Effects of secondary fractures on fault seismic rupture and aseismic slip during CO2 sequestration

Abstract

Fluid injection-induced fault activation and seismicity pose significant risks to the integrity of CO₂ geological sequestration projects. This study develops a computational model integrating two-phase fluid flow and geomechanics to investigate the influence of secondary fractures on fault activation and induced seismicity. The frictional strength variation of the fault and fractures is captured by a slip weakening model that incorporates healing mechanisms. A dynamic time-marching scheme is implemented to efficiently capture both slow aseismic slips and rapid seismic ruptures in a densely faulted/fractured reservoir, enabling detailed analysis of energy release during long-term CO₂ injection. Our results indicate that secondary fractures facilitate early-stage pressure dissipation, delaying fault slip and reducing seismic events.
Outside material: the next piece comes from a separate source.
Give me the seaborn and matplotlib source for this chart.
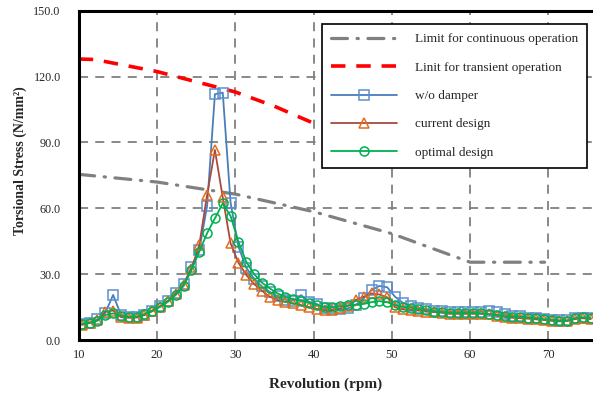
import numpy as np
import pandas as pd
import matplotlib
matplotlib.use("Agg")
import matplotlib.pyplot as plt
import seaborn as sns

# ================================================================
# Data
# ================================================================

rpm = [10.4, 11.4, 12.4, 13.4, 14.4, 15.4, 16.4, 17.4, 18.4, 19.4,
       20.4, 21.4, 22.4, 23.4, 24.4, 25.4, 26.4, 27.4, 28.4, 29.4,
       30.4, 31.4, 32.4, 33.4, 34.4, 35.4, 36.4, 37.4, 38.4, 39.4,
       40.4, 41.4, 42.4, 43.4, 44.4, 45.4, 46.4, 47.4, 48.4, 49.4,
       50.4, 51.4, 52.4, 53.4, 54.4, 55.4, 56.4, 57.4, 58.4, 59.4,
       60.4, 61.4, 62.4, 63.4, 64.4, 65.4, 66.4, 67.4, 68.4, 69.4,
       70.4, 71.4, 72.4, 73.4, 74.4, 75.4]

wo_damper = [7.2, 8.0, 9.5, 12.5, 20.6, 11.5, 10.5, 10.5, 11.5, 13.5,
             15.5, 17.8, 21.5, 25.5, 33.2, 41.0, 61.1, 112.0, 112.7, 62.6,
             42.6, 33.0, 28.0, 24.5, 22.0, 20.0, 18.5, 18.0, 20.5, 17.5,
             16.5, 14.5, 14.0, 14.0, 14.5, 16.0, 19.1, 22.8, 24.7, 24.1,
             19.8, 17.0, 15.5, 14.8, 14.0, 13.5, 13.2, 13.0, 13.0, 13.0,
             13.0, 13.0, 13.5, 13.0, 12.0, 11.2, 10.8, 10.3, 10.0, 9.5,
             9.2, 9.0, 9.0, 10.0, 10.3, 10.0]

current_design = [7.0, 7.8, 9.0, 13.0, 13.5, 10.5, 10.2, 10.3, 11.5, 13.2,
                  15.3, 17.8, 21.0, 25.0, 32.5, 43.3, 66.1, 86.6, 65.0, 44.1,
                  35.3, 29.7, 25.6, 22.5, 19.8, 18.3, 17.5, 16.8, 16.0, 15.0,
                  14.1, 13.7, 13.7, 14.5, 15.6, 18.3, 19.8, 21.3, 20.8, 19.5,
                  15.0, 14.0, 13.8, 13.5, 13.0, 12.8, 12.5, 12.0, 12.0, 12.0,
                  12.0, 12.0, 11.8, 11.2, 10.6, 10.2, 10.0, 9.8, 9.5, 9.2,
                  8.8, 8.6, 8.8, 9.6, 10.0, 9.6]

optimal_design = [7.4, 8.0, 8.9, 11.5, 12.2, 11.0, 10.7, 10.7, 11.9, 13.4,
                  15.2, 17.5, 20.6, 24.7, 31.9, 40.3, 48.7, 55.5, 62.3, 56.5,
                  44.8, 35.7, 30.1, 26.2, 23.6, 21.3, 19.8, 18.6, 18.0, 17.1,
                  16.0, 15.2, 15.0, 15.5, 15.8, 16.2, 16.5, 17.3, 17.8, 17.3,
                  16.0, 15.2, 14.8, 14.1, 13.7, 13.0, 12.7, 12.5, 12.5, 12.5,
                  12.5, 12.2, 11.9, 11.5, 11.0, 10.7, 10.7, 10.2, 10.0, 9.5,
                  9.2, 8.9, 8.9, 10.0, 10.4, 10.0]

limit_cont_rpm = [10, 20, 30, 40, 50, 60, 69.5]
limit_cont = [75.5, 72.0, 66.5, 58.5, 48.5, 35.5, 35.5]

limit_trans_rpm = [10, 12, 20, 30, 35, 40.5]
limit_trans = [128.0, 127.8, 122.3, 113.0, 106.5, 98.0]

x_ticks = [10, 20, 30, 40, 50, 60, 70]
y_ticks = [0, 30, 60, 90, 120, 150]

# ================================================================
# Plot
# ================================================================

sns.set_style("white")
plt.rcParams["font.family"] = ["Liberation Serif", "DejaVu Serif"]

fig = plt.figure(figsize=(5.93, 3.99), dpi=100)
ax = fig.add_axes([0.1327, 0.1474, 0.878, 0.8258])

sns.lineplot(x=limit_cont_rpm, y=limit_cont, ax=ax, color="#808080",
             linewidth=2.3, label="Limit for continuous operation")
ax.lines[-1].set_dashes((5, 3, 0.4, 3))
ax.lines[-1].set_dash_capstyle("round")

sns.lineplot(x=limit_trans_rpm, y=limit_trans, ax=ax, color="#FF0000",
             linewidth=2.6, label="Linit for transient operation")
ax.lines[-1].set_dashes((4, 3))

series = [
    (wo_damper, "w/o damper", "#4A7EBB", "#5B8FD0", "s"),
    (current_design, "current design", "#A84A40", "#E46C1E", "^"),
    (optimal_design, "optimal design", "#00B050", "#00B050", "o"),
]
for values, label, line_col, mark_col, marker in series:
    sns.lineplot(x=rpm, y=values, ax=ax, color=line_col, linewidth=1.3,
                 marker=marker, markersize=6.5, markerfacecolor="none",
                 markeredgecolor=mark_col, markeredgewidth=1.1, label=label)

ax.set_xlim(10, 76.5)
ax.set_ylim(0, 150)
ax.set_xticks(x_ticks)
ax.set_yticks(y_ticks)
ax.set_yticklabels([f"{v:.1f}" for v in y_ticks])
ax.tick_params(axis="x", direction="in", length=3, width=1, labelsize=9, pad=6)
ax.tick_params(axis="y", length=0, labelsize=8.7, pad=13)

ax.grid(True, color="#808080", linestyle=(0, (5, 4)), linewidth=1.3)
ax.set_axisbelow(True)
for side in ["left", "bottom", "top"]:
    ax.spines[side].set_color("black")
    ax.spines[side].set_linewidth(2.2)
ax.spines["right"].set_visible(False)

ax.set_xlabel("Revolution (rpm)", fontsize=11, fontweight="bold")
ax.set_ylabel("Torsional Stress (N/mm²)", fontsize=10, fontweight="bold")
ax.xaxis.set_label_coords(0.475, -0.113)
ax.yaxis.set_label_coords(-0.1, 0.544)

leg = ax.legend(loc="upper right", bbox_to_anchor=(587 / 593, 1 - 24 / 399),
                bbox_transform=fig.transFigure, borderaxespad=0,
                fontsize=9.5, frameon=True, fancybox=False, framealpha=1,
                edgecolor="black", handlelength=5.0, handletextpad=1.3,
                labelspacing=1.22, borderpad=0.7, numpoints=1)
leg.get_frame().set_linewidth(1.2)

fig.savefig("out.png", dpi=100)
However, at later stages, secondary fractures contribute to increased seismicity, characterized by larger magnitudes and more extensive rupture zones. Critical pressure analysis reveals that seismicity propagates ahead of the fluid-pressurized zone, indicating that stress transfer plays a key role in triggering induced seismicity. Furthermore, we document a novel mechanism of seismic slip cascades developing in the fracture population, where fracture interactions boosted by stress transfer and aseismic deformation activate a series of fracture clusters to rupture in a bursting manner, promoting the spatial migration of seismic events beyond the fluid pressurization front. These findings provide new insights into the mechanisms of injection-induced seismicity, with far-reaching implications for CO₂ sequestration in fractured geological media.